What to do
Go through the data below. List every line that holds the word "with".

☆ ☆ ☆ ☆ ☆

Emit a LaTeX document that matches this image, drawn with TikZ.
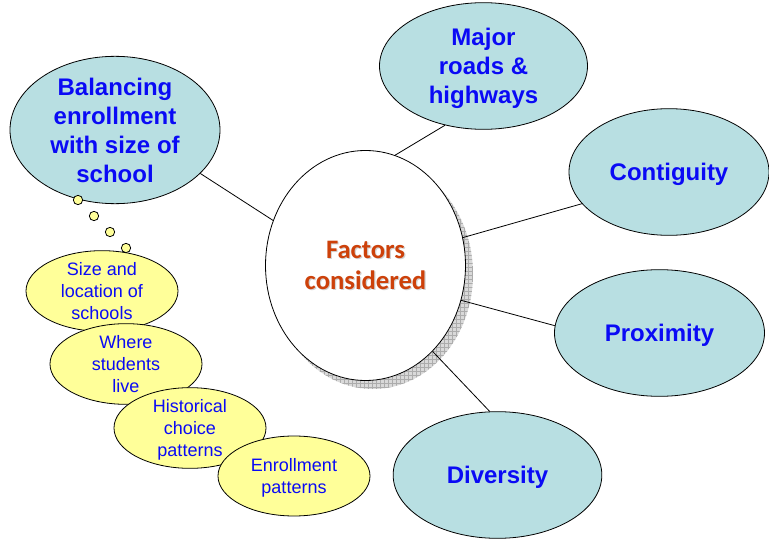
\documentclass[tikz,border=0pt]{standalone}
\usepackage{fontspec}
\setmainfont{Liberation Sans}
\newfontfamily\calib{Carlito}
\usetikzlibrary{shapes.geometric,patterns}
\definecolor{teal1}{RGB}{184,223,226}
\definecolor{yel1}{RGB}{255,255,153}
\definecolor{bluetxt}{RGB}{10,10,245}
\definecolor{redtxt}{RGB}{205,65,10}
\tikzset{
  outer/.style={ellipse, draw=black, line width=0.6pt, fill=teal1, inner sep=0pt, text depth=0pt,
    text=bluetxt, align=center, font=\fontsize{18}{21.7}\selectfont\bfseries},
  sub/.style={ellipse, draw=black, line width=0.6pt, fill=yel1, inner sep=0pt, text depth=0pt,
    minimum width=114pt, minimum height=60pt,
    text=bluetxt, align=center, font=\fontsize{13.5}{16.5}\selectfont},
  bub/.style={circle, draw=black, line width=0.6pt, fill=yel1, inner sep=0pt, minimum size=7pt},
  link/.style={draw=black, line width=0.6pt}
}
\begin{document}
\begin{tikzpicture}[x=0.75pt,y=-0.75pt]
\useasboundingbox (0,0) rectangle (769,539);
% shadow of center
\fill[gray!30] (373,274) ellipse [x radius=100, y radius=115];
\fill[pattern=grid, pattern color=gray!65] (373,274) ellipse [x radius=100, y radius=115];
% center
\node[ellipse, draw=black, line width=0.6pt, fill=white, inner sep=0pt,
  minimum width=150pt, minimum height=172.5pt] (c) at (365.5,265.5) {};
\node[text=gray!35, align=center, font=\calib\fontsize{20}{23.2}\selectfont\bfseries] (csh) at (366.7,266.7) {Factors\\considered};
\node[text=redtxt, align=center, font=\calib\fontsize{20}{23.2}\selectfont\bfseries] (ct) at (365.5,265.5) {Factors\\considered};
% outer ellipses
\node[outer, minimum width=157.5pt, minimum height=90pt] (bal) at (115,130) {Balancing\\enrollment\\with size of\\school};
\node[outer, minimum width=156pt, minimum height=95pt] (maj) at (483.5,66) {Major\\roads \&\\highways};
\node[outer, minimum width=150pt, minimum height=95pt] (con) at (669,172) {Contiguity};
\node[outer, minimum width=157.5pt, minimum height=95pt] (pro) at (659.5,333) {Proximity};
\node[outer, minimum width=156.5pt, minimum height=95pt] (div) at (497.5,475) {Diversity};
% connectors
\draw[link] (c.154) -- (bal.-27);
\draw[link] (c.75) -- (maj.237);
\draw[link] (c.16) -- (con.200);
\draw[link] (c.-20) -- (pro.176);
\draw[link] (c.-52) -- (div.97);
% thought bubbles
\node[bub] (b1) at (78,200) {};
\node[bub] (b2) at (94,216) {};
\node[bub] (b3) at (110,232) {};
\node[bub] (b4) at (126,248) {};
% sub ellipses
\node[sub] (s1) at (102,291) {Size and\\location of\\schools};
\node[sub] (s2) at (126,364) {Where\\students\\live};
\node[sub] (s3) at (190,428) {Historical\\choice\\patterns};
\node[sub] (s4) at (294,476) {Enrollment\\patterns};
\end{tikzpicture}
\end{document}
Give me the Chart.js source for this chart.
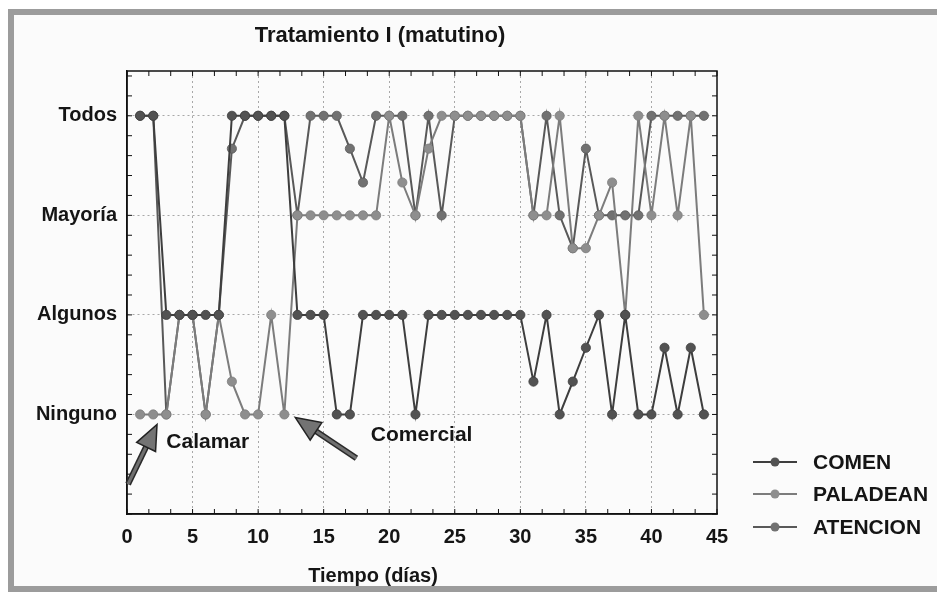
<!DOCTYPE html>
<html>
<head>
<meta charset="utf-8">
<title>Tratamiento I (matutino)</title>
<script src="https://cdn.jsdelivr.net/npm/chart.js@4.4.1/dist/chart.umd.min.js"></script>
<style>
  html, body { margin: 0; padding: 0; background: #fff; }
  #wrap { position: relative; width: 937px; height: 592px; overflow: hidden; }
  #frame { position: absolute; left: 8px; top: 9px; width: 940px; height: 571px;
           border: 6px solid #9c9c9c; background: #fbfbfb; }
  #chart { position: absolute; left: 0; top: 0; }
</style>
</head>
<body>
<div id="wrap">
  <div id="frame"></div>
  <canvas id="chart" width="937" height="592"></canvas>
</div>
<script>
// niveles de respuesta del grupo (0 = Ninguno ... 3 = Todos)
const levels = ['Ninguno', 'Algunos', 'Mayoría', 'Todos'];

const days = [1, 2, 3, 4, 5, 6, 7, 8, 9, 10, 11, 12, 13, 14, 15, 16, 17, 18, 19, 20, 21, 22,
              23, 24, 25, 26, 27, 28, 29, 30, 31, 32, 33, 34, 35, 36, 37, 38, 39, 40, 41, 42, 43, 44];

const comen = [3, 3, 1, 1, 1, 1, 1, 3, 3, 3,
               3, 3, 1, 1, 1, 0, 0, 1, 1, 1,
               1, 0, 1, 1, 1, 1, 1, 1, 1, 1,
               0.33, 1, 0, 0.33, 0.67, 1, 0, 1, 0, 0,
               0.67, 0, 0.67, 0];

const paladean = [0, 0, 0, 1, 1, 0, 1, 0.33, 0, 0,
                  1, 0, 2, 2, 2, 2, 2, 2, 2, 3,
                  2.33, 2, 2.67, 3, 3, 3, 3, 3, 3, 3,
                  2, 2, 3, 1.67, 1.67, 2, 2.33, 1, 3, 2,
                  3, 2, 3, 1];

const atencion = [3, 3, 0, 1, 1, 0, 1, 2.67, 3, 3,
                  3, 3, 2, 3, 3, 3, 2.67, 2.33, 3, 3,
                  3, 2, 3, 2, 3, 3, 3, 3, 3, 3,
                  2, 3, 2, 1.67, 2.67, 2, 2, 2, 2, 3,
                  3, 3, 3, 3];

const xTicks = [0, 5, 10, 15, 20, 25, 30, 35, 40, 45];

const seriesNames = ['COMEN', 'PALADEAN', 'ATENCION'];
const lineColors = ['#3e3e3e', '#7c7c7c', '#595959'];
const markColors = ['#525252', '#8e8e8e', '#717171'];

// flechas y rotulos en unidades de los ejes
const notes = [
  { text: 'Calamar',   tx: 3.0,  ty: -0.28, from: [0.08, -0.70], to: [2.29, -0.10] },
  { text: 'Comercial', tx: 18.6, ty: -0.21, from: [17.5, -0.44], to: [12.83, -0.03] }
];

const FONT = '"Liberation Sans", Arial, sans-serif';

function toPoints(values) {
  return days.map((d, i) => ({ x: d, y: values[i] }));
}

const datasets = [comen, paladean, atencion].map((vals, i) => ({
  label: seriesNames[i],
  data: toPoints(vals),
  borderColor: lineColors[i],
  backgroundColor: markColors[i],
  pointBackgroundColor: markColors[i],
  pointBorderColor: lineColors[i],
  borderWidth: 2,
  pointRadius: 4.6,
  pointBorderWidth: 0.8,
  tension: 0
}));

function drawArrow(ctx, x0, y0, x1, y1) {
  const ang = Math.atan2(y1 - y0, x1 - x0);
  const headLen = 25, headHalf = 10.5;
  const bx = x1 - Math.cos(ang) * headLen;
  const by = y1 - Math.sin(ang) * headLen;
  // cuerpo
  ctx.lineCap = 'butt';
  ctx.strokeStyle = '#2a2a2a';
  ctx.lineWidth = 6;
  ctx.beginPath(); ctx.moveTo(x0, y0); ctx.lineTo(bx, by); ctx.stroke();
  ctx.strokeStyle = '#707070';
  ctx.lineWidth = 3;
  ctx.beginPath(); ctx.moveTo(x0, y0); ctx.lineTo(bx, by); ctx.stroke();
  // punta
  const nx = -Math.sin(ang), ny = Math.cos(ang);
  ctx.beginPath();
  ctx.moveTo(x1, y1);
  ctx.lineTo(bx + nx * headHalf, by + ny * headHalf);
  ctx.lineTo(bx - nx * headHalf, by - ny * headHalf);
  ctx.closePath();
  ctx.fillStyle = '#737373';
  ctx.fill();
  ctx.strokeStyle = '#222';
  ctx.lineWidth = 1.5;
  ctx.stroke();
}

const extras = {
  id: 'extras',
  beforeDatasetsDraw(chart) {
    const { ctx, chartArea: a, scales: { x, y } } = chart;
    ctx.save();
    ctx.strokeStyle = '#111';
    ctx.lineWidth = 1.5;
    ctx.strokeRect(a.left, a.top, a.right - a.left, a.bottom - a.top);
    // marcas menores hacia dentro
    ctx.lineWidth = 1;
    for (let v = 0; v <= 45.01; v += 5 / 3) {
      const px = x.getPixelForValue(v);
      ctx.beginPath();
      ctx.moveTo(px, a.bottom); ctx.lineTo(px, a.bottom - 5);
      ctx.moveTo(px, a.top); ctx.lineTo(px, a.top + 5);
      ctx.stroke();
    }
    for (let v = -1; v <= 3.45; v += 0.2) {
      const py = y.getPixelForValue(v);
      ctx.beginPath();
      ctx.moveTo(a.left, py); ctx.lineTo(a.left + 5, py);
      ctx.moveTo(a.right, py); ctx.lineTo(a.right - 5, py);
      ctx.stroke();
    }
    ctx.restore();
  },
  afterDraw(chart) {
    const { ctx, scales: { x, y } } = chart;
    ctx.save();
    ctx.fillStyle = '#151515';
    ctx.textBaseline = 'middle';

    // titulo y eje x
    ctx.textAlign = 'center';
    ctx.font = 'bold 22px ' + FONT;
    ctx.fillText('Tratamiento I (matutino)', 380, 36);
    ctx.font = 'bold 20px ' + FONT;
    ctx.fillText('Tiempo (días)', 373, 576);

    // flechas con sus rotulos
    ctx.textAlign = 'left';
    ctx.font = 'bold 21px ' + FONT;
    notes.forEach(n => {
      drawArrow(ctx,
        x.getPixelForValue(n.from[0]), y.getPixelForValue(n.from[1]),
        x.getPixelForValue(n.to[0]), y.getPixelForValue(n.to[1]));
      ctx.fillStyle = '#151515';
      ctx.fillText(n.text, x.getPixelForValue(n.tx), y.getPixelForValue(n.ty));
    });

    // leyenda
    const lx = 753, rowY = [462, 494, 527];
    seriesNames.forEach((name, i) => {
      ctx.strokeStyle = lineColors[i];
      ctx.lineWidth = 2;
      ctx.beginPath(); ctx.moveTo(lx, rowY[i]); ctx.lineTo(lx + 44, rowY[i]); ctx.stroke();
      ctx.fillStyle = markColors[i];
      ctx.beginPath(); ctx.arc(lx + 22, rowY[i], 4.5, 0, Math.PI * 2); ctx.fill();
      ctx.fillStyle = '#151515';
      ctx.fillText(name, 813, rowY[i] + 1);
    });
    ctx.restore();
  }
};

new Chart(document.getElementById('chart'), {
  type: 'line',
  data: { datasets },
  options: {
    responsive: false,
    animation: false,
    layout: { padding: { top: 71, right: 220, left: 0, bottom: 0 } },
    plugins: {
      legend: { display: false },
      title: { display: false },
      tooltip: { enabled: false }
    },
    scales: {
      x: {
        type: 'linear',
        min: 0,
        max: 45,
        afterBuildTicks: s => { s.ticks = xTicks.map(v => ({ value: v })); },
        afterFit: s => { s.height = 78; },
        ticks: {
          color: '#151515',
          font: { family: FONT, size: 20, weight: 'bold' },
          padding: 11,
          maxRotation: 0
        },
        grid: {
          drawTicks: false,
          color: c => (c.tick && c.tick.value > 0 && c.tick.value < 45) ? '#a8a8a8' : 'transparent',
          lineWidth: 1
        },
        border: { display: true, color: '#111', width: 1.5, dash: [2, 3] }
      },
      y: {
        type: 'linear',
        min: -1,
        max: 3.45,
        afterBuildTicks: s => { s.ticks = levels.map((_, i) => ({ value: i })); },
        afterFit: s => { s.width = 127; },
        ticks: {
          color: '#151515',
          font: { family: FONT, size: 20, weight: 'bold' },
          padding: 10,
          callback: v => levels[v]
        },
        grid: {
          drawTicks: false,
          color: '#a8a8a8',
          lineWidth: 1
        },
        border: { display: true, color: '#111', width: 1.5, dash: [2, 3] }
      }
    }
  },
  plugins: [extras]
});
</script>
</body>
</html>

☆ ☆ ☆ ☆ ☆

Reply to the task
Emit a LaTeX document that matches this image, drawn with TikZ.
\node[outer, minimum width=157.5pt, minimum height=90pt] (bal) at (115,130) {Balancing\\enrollment\\with size of\\school};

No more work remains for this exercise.